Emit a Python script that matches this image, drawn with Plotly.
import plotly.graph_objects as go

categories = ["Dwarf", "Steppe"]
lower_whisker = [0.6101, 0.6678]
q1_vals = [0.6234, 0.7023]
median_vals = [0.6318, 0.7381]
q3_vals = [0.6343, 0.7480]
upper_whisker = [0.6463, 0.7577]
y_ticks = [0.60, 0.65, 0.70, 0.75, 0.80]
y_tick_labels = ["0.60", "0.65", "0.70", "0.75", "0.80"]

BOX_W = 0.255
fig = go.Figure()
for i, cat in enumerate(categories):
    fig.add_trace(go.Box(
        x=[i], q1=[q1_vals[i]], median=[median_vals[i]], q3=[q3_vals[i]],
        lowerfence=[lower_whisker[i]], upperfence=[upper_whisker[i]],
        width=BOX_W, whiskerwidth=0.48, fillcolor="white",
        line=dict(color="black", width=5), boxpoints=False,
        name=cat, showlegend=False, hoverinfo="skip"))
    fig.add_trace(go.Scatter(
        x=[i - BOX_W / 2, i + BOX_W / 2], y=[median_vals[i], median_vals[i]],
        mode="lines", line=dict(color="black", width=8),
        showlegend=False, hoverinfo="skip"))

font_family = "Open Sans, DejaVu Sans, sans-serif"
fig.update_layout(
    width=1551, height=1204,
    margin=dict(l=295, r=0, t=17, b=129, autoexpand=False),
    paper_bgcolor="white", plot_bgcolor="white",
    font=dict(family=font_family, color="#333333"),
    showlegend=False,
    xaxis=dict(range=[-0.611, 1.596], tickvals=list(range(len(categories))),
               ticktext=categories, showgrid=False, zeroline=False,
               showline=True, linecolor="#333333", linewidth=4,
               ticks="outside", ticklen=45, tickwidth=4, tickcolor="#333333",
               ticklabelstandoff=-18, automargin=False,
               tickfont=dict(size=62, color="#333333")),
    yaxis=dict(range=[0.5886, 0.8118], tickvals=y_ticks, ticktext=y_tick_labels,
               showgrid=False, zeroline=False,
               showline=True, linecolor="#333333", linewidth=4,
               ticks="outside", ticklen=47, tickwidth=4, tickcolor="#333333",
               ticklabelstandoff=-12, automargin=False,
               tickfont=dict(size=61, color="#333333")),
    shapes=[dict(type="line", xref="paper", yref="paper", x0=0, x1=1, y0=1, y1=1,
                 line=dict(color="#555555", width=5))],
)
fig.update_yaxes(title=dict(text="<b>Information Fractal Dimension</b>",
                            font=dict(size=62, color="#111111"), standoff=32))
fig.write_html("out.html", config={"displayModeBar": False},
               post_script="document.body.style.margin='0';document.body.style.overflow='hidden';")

· · ·

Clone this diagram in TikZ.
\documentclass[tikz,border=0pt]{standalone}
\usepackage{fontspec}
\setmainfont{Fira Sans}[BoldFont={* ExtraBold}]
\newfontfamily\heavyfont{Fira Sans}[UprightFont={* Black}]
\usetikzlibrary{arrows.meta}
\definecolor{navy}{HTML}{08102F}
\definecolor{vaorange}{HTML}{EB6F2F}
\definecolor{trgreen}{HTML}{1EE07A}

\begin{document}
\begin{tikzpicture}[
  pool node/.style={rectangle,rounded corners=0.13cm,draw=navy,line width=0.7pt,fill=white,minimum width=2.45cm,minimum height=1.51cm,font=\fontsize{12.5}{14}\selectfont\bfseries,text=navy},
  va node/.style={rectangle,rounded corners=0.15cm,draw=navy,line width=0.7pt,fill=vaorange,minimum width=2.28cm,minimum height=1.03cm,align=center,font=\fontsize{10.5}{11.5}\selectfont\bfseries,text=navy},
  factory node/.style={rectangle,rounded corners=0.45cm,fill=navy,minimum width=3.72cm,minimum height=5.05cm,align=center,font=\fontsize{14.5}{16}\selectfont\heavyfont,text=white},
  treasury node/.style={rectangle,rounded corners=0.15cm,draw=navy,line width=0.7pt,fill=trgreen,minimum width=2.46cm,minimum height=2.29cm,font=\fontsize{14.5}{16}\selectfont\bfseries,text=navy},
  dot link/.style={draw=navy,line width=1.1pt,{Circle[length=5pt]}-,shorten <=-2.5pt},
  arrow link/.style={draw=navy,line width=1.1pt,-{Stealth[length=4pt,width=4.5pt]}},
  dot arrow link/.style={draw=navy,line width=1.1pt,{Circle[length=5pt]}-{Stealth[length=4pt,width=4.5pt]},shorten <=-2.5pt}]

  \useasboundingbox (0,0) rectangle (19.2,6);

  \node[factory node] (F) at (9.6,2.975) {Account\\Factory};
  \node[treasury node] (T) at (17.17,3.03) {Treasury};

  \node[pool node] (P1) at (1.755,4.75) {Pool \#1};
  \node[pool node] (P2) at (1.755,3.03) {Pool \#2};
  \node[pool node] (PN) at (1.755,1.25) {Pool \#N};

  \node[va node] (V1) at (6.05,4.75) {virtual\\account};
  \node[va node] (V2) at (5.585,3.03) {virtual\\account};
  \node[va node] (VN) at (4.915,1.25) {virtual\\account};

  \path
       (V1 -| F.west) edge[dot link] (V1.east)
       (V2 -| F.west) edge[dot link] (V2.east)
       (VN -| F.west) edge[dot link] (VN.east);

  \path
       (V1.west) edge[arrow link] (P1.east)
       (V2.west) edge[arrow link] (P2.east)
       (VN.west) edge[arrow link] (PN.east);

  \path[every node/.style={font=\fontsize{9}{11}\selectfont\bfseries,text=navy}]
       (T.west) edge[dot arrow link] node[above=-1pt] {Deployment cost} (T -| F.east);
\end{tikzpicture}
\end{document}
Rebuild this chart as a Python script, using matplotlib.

· · ·

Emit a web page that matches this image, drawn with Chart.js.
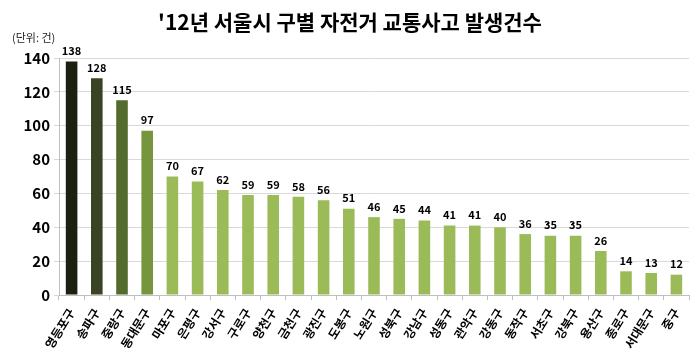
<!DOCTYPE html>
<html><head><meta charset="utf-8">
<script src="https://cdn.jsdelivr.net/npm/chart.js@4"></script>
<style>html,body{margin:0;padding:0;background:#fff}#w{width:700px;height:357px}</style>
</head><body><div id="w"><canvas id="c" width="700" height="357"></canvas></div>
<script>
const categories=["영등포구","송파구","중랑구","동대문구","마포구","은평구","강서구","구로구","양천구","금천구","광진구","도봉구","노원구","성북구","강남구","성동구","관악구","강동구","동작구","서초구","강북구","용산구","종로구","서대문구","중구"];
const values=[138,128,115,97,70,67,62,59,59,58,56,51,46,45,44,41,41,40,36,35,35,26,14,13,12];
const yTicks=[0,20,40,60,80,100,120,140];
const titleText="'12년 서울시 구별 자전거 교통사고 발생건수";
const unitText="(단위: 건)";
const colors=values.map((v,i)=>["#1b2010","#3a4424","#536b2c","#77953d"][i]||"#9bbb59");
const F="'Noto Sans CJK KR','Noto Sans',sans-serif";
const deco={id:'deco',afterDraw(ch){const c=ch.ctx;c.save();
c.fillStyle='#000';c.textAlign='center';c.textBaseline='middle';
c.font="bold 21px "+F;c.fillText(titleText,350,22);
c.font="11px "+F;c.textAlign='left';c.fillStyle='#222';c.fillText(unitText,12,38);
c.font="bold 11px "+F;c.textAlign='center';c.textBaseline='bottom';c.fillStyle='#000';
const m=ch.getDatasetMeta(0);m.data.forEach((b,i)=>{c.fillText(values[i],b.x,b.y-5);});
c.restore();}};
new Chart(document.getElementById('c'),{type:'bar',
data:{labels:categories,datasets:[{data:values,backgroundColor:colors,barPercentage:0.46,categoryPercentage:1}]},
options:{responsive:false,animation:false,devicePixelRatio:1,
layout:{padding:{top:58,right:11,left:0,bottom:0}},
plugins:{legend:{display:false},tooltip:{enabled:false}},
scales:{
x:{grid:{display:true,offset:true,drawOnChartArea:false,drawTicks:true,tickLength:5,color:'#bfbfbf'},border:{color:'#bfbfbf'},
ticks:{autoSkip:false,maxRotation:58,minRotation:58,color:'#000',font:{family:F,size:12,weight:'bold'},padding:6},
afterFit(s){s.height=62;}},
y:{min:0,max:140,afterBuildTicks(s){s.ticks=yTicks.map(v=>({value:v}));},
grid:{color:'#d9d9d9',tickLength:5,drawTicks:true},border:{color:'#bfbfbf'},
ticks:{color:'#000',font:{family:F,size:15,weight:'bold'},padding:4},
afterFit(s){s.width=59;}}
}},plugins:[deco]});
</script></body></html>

· · ·

:: Instructions for the task ::
Reproduce exactly the run of lines beginning with the one that contains "Emit a web page" and ending with the one that contains "</script></body></html>". Do not include pictures.

:: Finished answer ::
Emit a web page that matches this image, drawn with Chart.js.
<!DOCTYPE html>
<html><head><meta charset="utf-8">
<script src="https://cdn.jsdelivr.net/npm/chart.js@4"></script>
<style>html,body{margin:0;padding:0;background:#fff}#w{width:700px;height:357px}</style>
</head><body><div id="w"><canvas id="c" width="700" height="357"></canvas></div>
<script>
const categories=["영등포구","송파구","중랑구","동대문구","마포구","은평구","강서구","구로구","양천구","금천구","광진구","도봉구","노원구","성북구","강남구","성동구","관악구","강동구","동작구","서초구","강북구","용산구","종로구","서대문구","중구"];
const values=[138,128,115,97,70,67,62,59,59,58,56,51,46,45,44,41,41,40,36,35,35,26,14,13,12];
const yTicks=[0,20,40,60,80,100,120,140];
const titleText="'12년 서울시 구별 자전거 교통사고 발생건수";
const unitText="(단위: 건)";
const colors=values.map((v,i)=>["#1b2010","#3a4424","#536b2c","#77953d"][i]||"#9bbb59");
const F="'Noto Sans CJK KR','Noto Sans',sans-serif";
const deco={id:'deco',afterDraw(ch){const c=ch.ctx;c.save();
c.fillStyle='#000';c.textAlign='center';c.textBaseline='middle';
c.font="bold 21px "+F;c.fillText(titleText,350,22);
c.font="11px "+F;c.textAlign='left';c.fillStyle='#222';c.fillText(unitText,12,38);
c.font="bold 11px "+F;c.textAlign='center';c.textBaseline='bottom';c.fillStyle='#000';
const m=ch.getDatasetMeta(0);m.data.forEach((b,i)=>{c.fillText(values[i],b.x,b.y-5);});
c.restore();}};
new Chart(document.getElementById('c'),{type:'bar',
data:{labels:categories,datasets:[{data:values,backgroundColor:colors,barPercentage:0.46,categoryPercentage:1}]},
options:{responsive:false,animation:false,devicePixelRatio:1,
layout:{padding:{top:58,right:11,left:0,bottom:0}},
plugins:{legend:{display:false},tooltip:{enabled:false}},
scales:{
x:{grid:{display:true,offset:true,drawOnChartArea:false,drawTicks:true,tickLength:5,color:'#bfbfbf'},border:{color:'#bfbfbf'},
ticks:{autoSkip:false,maxRotation:58,minRotation:58,color:'#000',font:{family:F,size:12,weight:'bold'},padding:6},
afterFit(s){s.height=62;}},
y:{min:0,max:140,afterBuildTicks(s){s.ticks=yTicks.map(v=>({value:v}));},
grid:{color:'#d9d9d9',tickLength:5,drawTicks:true},border:{color:'#bfbfbf'},
ticks:{color:'#000',font:{family:F,size:15,weight:'bold'},padding:4},
afterFit(s){s.width=59;}}
}},plugins:[deco]});
</script></body></html>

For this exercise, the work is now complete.